--- Start DATA LINES ---
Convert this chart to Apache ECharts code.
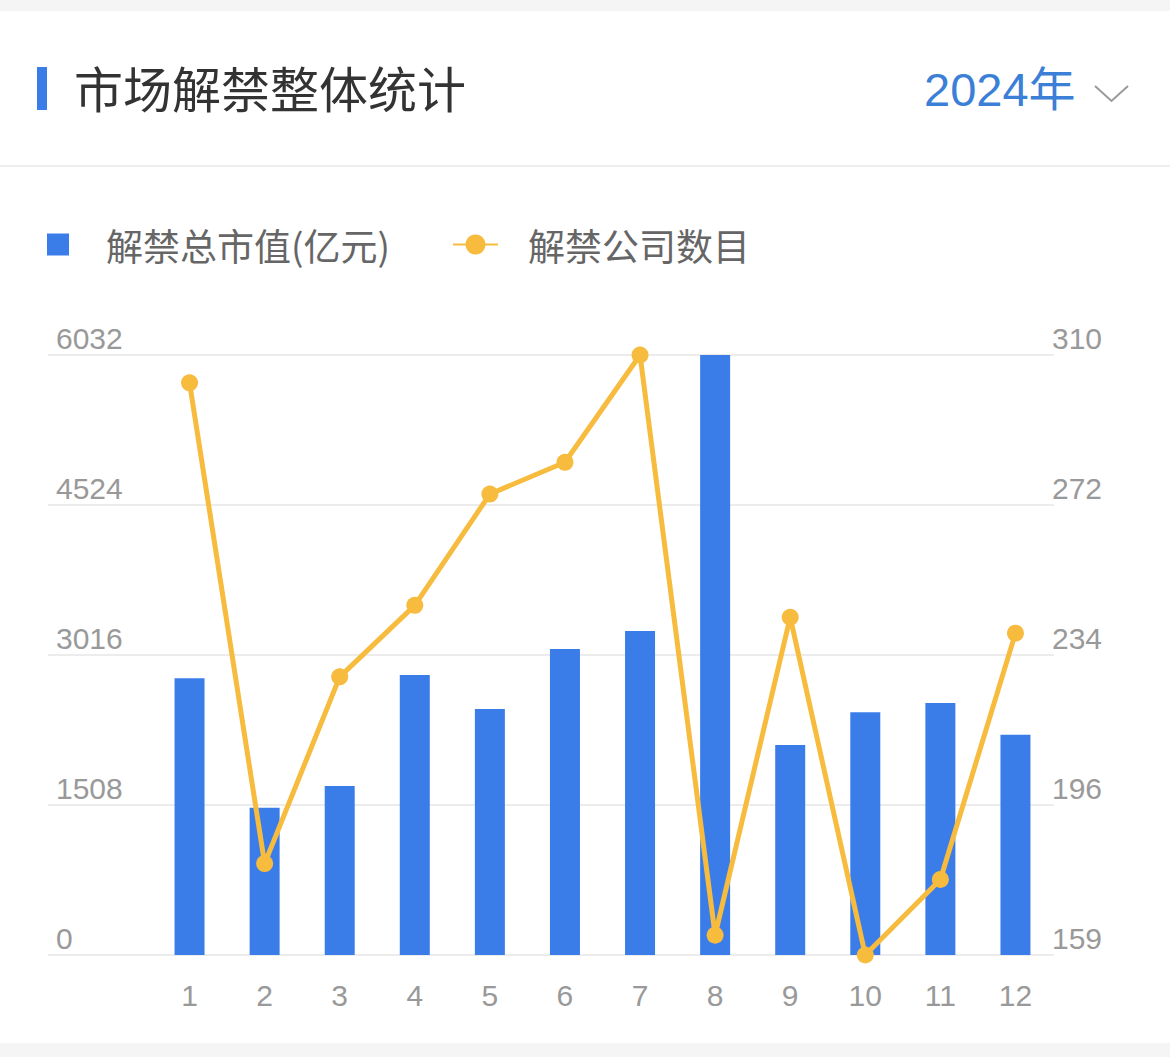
<!DOCTYPE html>
<html>
<head>
<meta charset="utf-8">
<script src="https://cdn.jsdelivr.net/npm/echarts@6/dist/echarts.min.js"></script>
<style>
html,body{margin:0;padding:0;background:#fff;}
#c{width:1170px;height:1057px;}
</style>
</head>
<body>
<div id="c"></div>
<script>
var months = ['1','2','3','4','5','6','7','8','9','10','11','12'];
var marketValue = [2782, 1481, 1699, 2815, 2473, 3076, 3257, 6032, 2111, 2440, 2533, 2215];
var companyCount = [303, 182, 229, 247, 275, 283, 310, 164, 244, 159, 178, 240];
var leftTicks = ['0', '1508', '3016', '4524', '6032'];
var rightTicks = ['159', '196', '234', '272', '310'];
var titleText = '市场解禁整体统计';
var yearText = '2024年';
var barName = '解禁总市值(亿元)';
var lineName = '解禁公司数目';

var chart = echarts.init(document.getElementById('c'), null, {renderer: 'svg'});
var latin = '"Liberation Sans", "Noto Sans CJK SC", sans-serif';
var cjk = '"Noto Sans CJK SC", "Liberation Sans", sans-serif';
var BLUE = '#3b7de8';
var YELLOW = '#f7bb3e';
var GRAY = '#999999';

var option = {
  backgroundColor: '#ffffff',
  animation: false,
  graphic: [
    {type: 'rect', shape: {x: 0, y: 0, width: 1170, height: 11}, style: {fill: '#f5f5f5'}, silent: true},
    {type: 'rect', shape: {x: 0, y: 1043, width: 1170, height: 14}, style: {fill: '#f5f5f5'}, silent: true},
    {type: 'rect', shape: {x: 0, y: 165, width: 1170, height: 2}, style: {fill: '#eeeeee'}, silent: true},
    {type: 'rect', shape: {x: 37, y: 67, width: 10, height: 43}, style: {fill: BLUE}, silent: true},
    {type: 'text', x: 74, y: 86, style: {text: titleText, fontSize: 49, fontFamily: cjk, fill: '#333333', align: 'left', verticalAlign: 'middle'}, silent: true},
    {type: 'text', x: 924, y: 89, style: {text: yearText, fontSize: 47, fontFamily: latin, fill: '#3b7fd6', align: 'left', verticalAlign: 'middle'}, silent: true},
    {type: 'polyline', shape: {points: [[1095, 86], [1111.5, 101], [1128, 86]]}, style: {stroke: '#9a9a9a', lineWidth: 2, fill: null}, silent: true}
  ],
  legend: [
    {
      data: [{name: barName, icon: 'rect'}],
      left: 47, top: 226, padding: 0,
      itemWidth: 22, itemHeight: 22,
      selectedMode: false,
      textStyle: {fontSize: 37, fontFamily: cjk, color: '#666666', padding: [0, 0, 0, 32]}
    },
    {
      data: [{name: lineName}],
      left: 452, top: 226, padding: 0,
      itemWidth: 45, itemHeight: 25,
      selectedMode: false,
      textStyle: {fontSize: 37, fontFamily: cjk, color: '#666666', padding: [0, 0, 0, 25]}
    }
  ],
  grid: [
    {left: 152, right: 117, top: 355, bottom: 102, containLabel: false, outerBoundsMode: 'none'},
    {left: 48, right: 116, top: 355, bottom: 102, containLabel: false, outerBoundsMode: 'none'}
  ],
  xAxis: [
    {
      type: 'category', gridIndex: 0, data: months,
      axisLine: {show: false}, axisTick: {show: false},
      axisLabel: {color: GRAY, fontSize: 30, fontFamily: latin, margin: 40, verticalAlign: 'middle', interval: 0},
      splitLine: {show: false}
    },
    {type: 'value', gridIndex: 1, min: 0, max: 1, show: false}
  ],
  yAxis: [
    {type: 'value', gridIndex: 0, min: 0, max: 6032, interval: 1508, show: false, splitLine: {show: false}},
    {type: 'value', gridIndex: 0, min: 159, max: 310, interval: 37.75, show: false, splitLine: {show: false}},
    {
      type: 'value', gridIndex: 1, position: 'left', min: 0, max: 6032, interval: 1508,
      axisLine: {show: false}, axisTick: {show: false},
      axisLabel: {
        inside: true, margin: 8, color: GRAY, fontSize: 30, fontFamily: latin,
        verticalAlign: 'bottom', lineHeight: 34,
        formatter: function (v, i) { return leftTicks[i]; }
      },
      splitLine: {show: true, lineStyle: {color: '#ececec', width: 2}}
    },
    {
      type: 'value', gridIndex: 1, position: 'right', min: 159, max: 310, interval: 37.75,
      axisLine: {show: false}, axisTick: {show: false},
      axisLabel: {
        margin: -2, color: GRAY, fontSize: 30, fontFamily: latin,
        verticalAlign: 'bottom', lineHeight: 34,
        formatter: function (v, i) { return rightTicks[i]; }
      },
      splitLine: {show: false}
    }
  ],
  series: [
    {
      name: barName, type: 'bar', xAxisIndex: 0, yAxisIndex: 0,
      data: marketValue, barWidth: 30,
      itemStyle: {color: BLUE}
    },
    {
      name: lineName, type: 'line', xAxisIndex: 0, yAxisIndex: 1,
      data: companyCount, symbol: 'circle', symbolSize: 17, showSymbol: true,
      clip: false,
      lineStyle: {color: YELLOW, width: 5},
      itemStyle: {color: YELLOW}
    }
  ]
};
chart.setOption(option);
</script>
</body>
</html>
--- End DATA LINES ---
▶ _SHORT TASK_:
Transcribe the opening line of the listing above, please, and every line after it through the line with "var GRAY = '#999999';", word for word, without pictures.

▶ _OUTPUT BELOW_:
Convert this chart to Apache ECharts code.
<!DOCTYPE html>
<html>
<head>
<meta charset="utf-8">
<script src="https://cdn.jsdelivr.net/npm/echarts@6/dist/echarts.min.js"></script>
<style>
html,body{margin:0;padding:0;background:#fff;}
#c{width:1170px;height:1057px;}
</style>
</head>
<body>
<div id="c"></div>
<script>
var months = ['1','2','3','4','5','6','7','8','9','10','11','12'];
var marketValue = [2782, 1481, 1699, 2815, 2473, 3076, 3257, 6032, 2111, 2440, 2533, 2215];
var companyCount = [303, 182, 229, 247, 275, 283, 310, 164, 244, 159, 178, 240];
var leftTicks = ['0', '1508', '3016', '4524', '6032'];
var rightTicks = ['159', '196', '234', '272', '310'];
var titleText = '市场解禁整体统计';
var yearText = '2024年';
var barName = '解禁总市值(亿元)';
var lineName = '解禁公司数目';

var chart = echarts.init(document.getElementById('c'), null, {renderer: 'svg'});
var latin = '"Liberation Sans", "Noto Sans CJK SC", sans-serif';
var cjk = '"Noto Sans CJK SC", "Liberation Sans", sans-serif';
var BLUE = '#3b7de8';
var YELLOW = '#f7bb3e';
var GRAY = '#999999';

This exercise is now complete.